Global oil markets are on edge as tensions between the United States and Iran escalate in the strategically vital Gulf region. This has sparked fears among investors and analysts of a major disruption to the world’s oil supply. In a worst-case scenario, some experts warn that crude oil prices could surge to a staggering $200 per barrel. For a country like India, which imports over 85% of its crude oil needs, such a price shock would pose severe economic challenges.
The Roots of the Current Market Jitters
The Strait of Hormuz, a narrow sea passage in the Gulf, is one of the world’s most critical oil transit channels. A significant portion of global seaborne oil trade passes through this waterway. Any military conflict or blockade in the region could immediately halt a large volume of shipments. This threat is what is driving the speculation of oil prices reaching extreme levels. While $200 is viewed as a severe outcome, even a sustained price above $100 per barrel would significantly strain the Indian economy.
Immediate Impact on the Indian Economy
Higher oil prices directly translate into a higher import bill for India. This would swiftly widen the country’s current account deficit, which is the gap between the value of its imports and exports. A larger deficit puts downward pressure on the Indian rupee. A weaker rupee, in turn, makes importing oil even more expensive, creating a vicious cycle.
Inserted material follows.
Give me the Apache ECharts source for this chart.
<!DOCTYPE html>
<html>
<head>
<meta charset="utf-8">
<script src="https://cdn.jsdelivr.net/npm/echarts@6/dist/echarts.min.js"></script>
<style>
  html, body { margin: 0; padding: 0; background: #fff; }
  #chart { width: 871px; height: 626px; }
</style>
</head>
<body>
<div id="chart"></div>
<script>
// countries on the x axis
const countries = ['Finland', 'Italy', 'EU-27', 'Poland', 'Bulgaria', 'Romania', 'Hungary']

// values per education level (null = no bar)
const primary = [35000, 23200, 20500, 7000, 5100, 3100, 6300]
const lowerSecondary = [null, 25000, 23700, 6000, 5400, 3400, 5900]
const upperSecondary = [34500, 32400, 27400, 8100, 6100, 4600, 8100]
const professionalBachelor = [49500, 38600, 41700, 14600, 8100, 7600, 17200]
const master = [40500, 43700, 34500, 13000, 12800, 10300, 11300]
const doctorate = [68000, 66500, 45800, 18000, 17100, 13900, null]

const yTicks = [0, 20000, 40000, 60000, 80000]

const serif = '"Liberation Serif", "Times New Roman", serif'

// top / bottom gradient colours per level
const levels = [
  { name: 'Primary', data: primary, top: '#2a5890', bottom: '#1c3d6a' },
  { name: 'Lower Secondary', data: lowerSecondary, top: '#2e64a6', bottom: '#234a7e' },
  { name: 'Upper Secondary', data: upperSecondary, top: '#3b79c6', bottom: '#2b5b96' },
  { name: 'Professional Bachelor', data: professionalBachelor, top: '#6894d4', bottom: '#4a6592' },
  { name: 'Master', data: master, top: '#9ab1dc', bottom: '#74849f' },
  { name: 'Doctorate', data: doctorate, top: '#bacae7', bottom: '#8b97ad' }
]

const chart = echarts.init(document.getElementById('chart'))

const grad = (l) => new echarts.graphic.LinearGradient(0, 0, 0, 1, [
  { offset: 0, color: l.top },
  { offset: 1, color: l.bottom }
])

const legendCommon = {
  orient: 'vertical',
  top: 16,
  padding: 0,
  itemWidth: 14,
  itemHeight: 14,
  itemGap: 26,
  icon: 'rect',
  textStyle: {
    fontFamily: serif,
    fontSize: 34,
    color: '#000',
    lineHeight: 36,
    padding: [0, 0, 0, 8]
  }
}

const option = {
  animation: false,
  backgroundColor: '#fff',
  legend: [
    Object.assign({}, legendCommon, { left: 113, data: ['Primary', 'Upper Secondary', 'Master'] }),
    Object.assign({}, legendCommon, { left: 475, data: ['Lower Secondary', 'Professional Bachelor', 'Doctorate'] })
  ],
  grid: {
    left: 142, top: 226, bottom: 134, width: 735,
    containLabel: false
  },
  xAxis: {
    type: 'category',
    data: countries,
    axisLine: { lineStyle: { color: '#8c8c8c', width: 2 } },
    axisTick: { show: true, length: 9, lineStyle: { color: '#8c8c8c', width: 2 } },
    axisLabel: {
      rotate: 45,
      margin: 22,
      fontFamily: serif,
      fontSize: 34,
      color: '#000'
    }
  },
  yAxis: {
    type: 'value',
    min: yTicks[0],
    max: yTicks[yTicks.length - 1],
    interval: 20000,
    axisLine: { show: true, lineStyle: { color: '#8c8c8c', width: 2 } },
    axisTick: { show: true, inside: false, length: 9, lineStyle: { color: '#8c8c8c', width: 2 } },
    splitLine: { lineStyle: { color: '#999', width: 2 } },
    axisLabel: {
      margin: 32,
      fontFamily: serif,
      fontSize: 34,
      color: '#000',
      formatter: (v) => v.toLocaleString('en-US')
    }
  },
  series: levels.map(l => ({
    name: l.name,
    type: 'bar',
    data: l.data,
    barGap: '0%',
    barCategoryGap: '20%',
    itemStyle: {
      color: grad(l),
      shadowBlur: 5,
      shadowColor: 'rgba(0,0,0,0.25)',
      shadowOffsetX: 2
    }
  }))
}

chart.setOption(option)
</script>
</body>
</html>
Furthermore, expensive oil fuels inflation across the board. Transportation costs rise, which increases the price of goods ranging from vegetables to consumer electronics. This would force the Reserve Bank of India to reconsider its interest rate policy, potentially delaying or reversing rate cuts aimed at boosting economic growth.
How the Stock Market is Reacting
Indian stock markets, often referred to as D-Street, have already begun pricing in these risks. The benchmark indices have shown volatility and sharp declines as investors grow cautious. Sectors directly linked to oil prices are under particular pressure.
Oil marketing companies, which sell fuels like petrol and diesel, are seeing their shares fall sharply. If crude prices rise but retail fuel prices are not increased fully due to political considerations, these companies face significant losses on every litre they sell. This hurts their profitability and stock value.
The negative sentiment can spread to other sectors. Automobile companies, especially those manufacturing large vehicles, may see demand drop as fuel costs rise. Airlines, another major fuel consumer, would also face soaring operational costs, impacting their bottom line.
Broader Consequences for Growth and Policy
Sustained high oil prices act as a tax on economic growth. The government’s finances would be pressured, as it might need to cut taxes on fuel to shield consumers, reducing its revenue for other development projects. Corporate earnings across many industries could shrink, leading to potential cuts in capital expenditure and hiring. For the average Indian household, a large portion of the monthly budget would be redirected towards fuel and essential goods, reducing spending on other items and slowing down the economy.
While the situation remains fluid and the worst-case scenario is not a certainty, the current tensions highlight a persistent vulnerability for India. It underscores the importance of the country’s ongoing efforts to diversify energy sources, increase domestic production, and build strategic petroleum reserves to cushion against such global shocks in the future.